By James Landale
“If one of my predecessors had not screwed up, we would be fighting as one army.”
Thus joshed the prime minister as he addressed British and American troops in Camp Bastion.
He was being rude about Lord North who presided over the loss of the colonies in the War of Independence, a war that is celebrated – at least in the US and certain parts of Afghanistan – on the fourth of July.
If you apologise for that, Mr Cameron told the Marine Corps, we will apologise for burning down the White House.
It went down well, at least, as well as anything can go down with troops who have been standing in the baking heat waiting for a VIP to come and do his bit for the cameras.
It was a rare moment of light relief in a rather grim day that was overshadowed by the death of a British soldier in unexplained circumstances.
If you are visiting Afghanistan to show there has been enough progress to start handing over control to the Afghans and bringing some troops home, this kind of incident is not what you need.
Mr Cameron’s dilemma is this. He wants to bring troops home. He believes this is what the public want.
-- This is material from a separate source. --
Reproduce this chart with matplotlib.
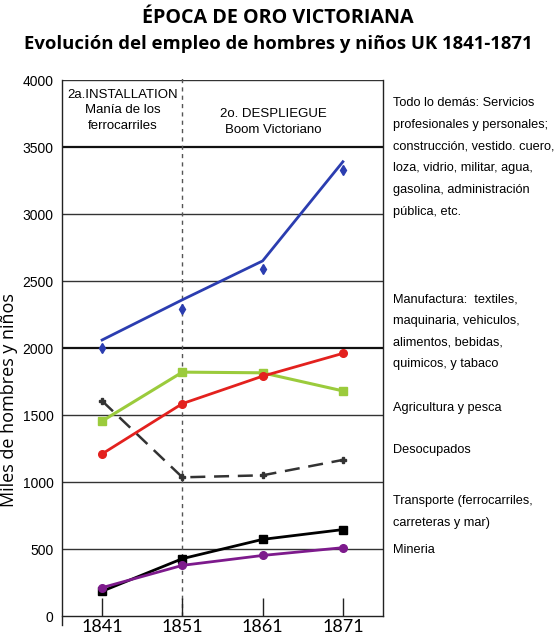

He has promised to get combat troops out by the end of 2014. He believes the deadline is putting pressure on the Afghan government to get their house in order.
But the reality on the ground is getting in the way of timetables dreamt up in Whitehall.
Commanders here believe that it would be wrong to draw down too many troops too quickly.
This would, they believe, take the pressure off the Taliban just when they finally have the numbers on the ground to make a difference.
The deputy commander of all ISAF troops in Helmand, Brigadier Nick Welsh, said any drawdown would be “manageable”, but added: “It will require us to thin out in some areas.”
Now a few weeks ago this would have been dismissed in Whitehall as the instinctive voice of a military bureaucracy that is reluctant to give up its toys.
No general ever says he wants less troops, officials would say. The army is desperate, they would add, to ensure that they leave Afghanistan with their heads held high. Unlike Iraq.
But that was then. At Camp Bastion the prime minister was much less bullish. Contrary to speculation, he said the numbers of British troops he would withdraw next year would be “modest”.
There would not, he said, be radical change before the end of next year’s summer fighting season.
Mr Cameron will give the House of Commons the precise numbers later this week but I am led to believe that it will be around 500, just a fifth of the 9,500 total.
This marks a distinct change in tone. Mr Cameron appears to be heeding the advice of those commanders who say that it would be better to keep troop numbers relatively stable for the next two years, keeping up the pressure on the Taliban just when the sheer scale of numbers is finally beginning to tell.
So in Afghanistan, a reality check for David Cameron. The exit route is well marked but it is still a bumpy path that will make for a hard walk.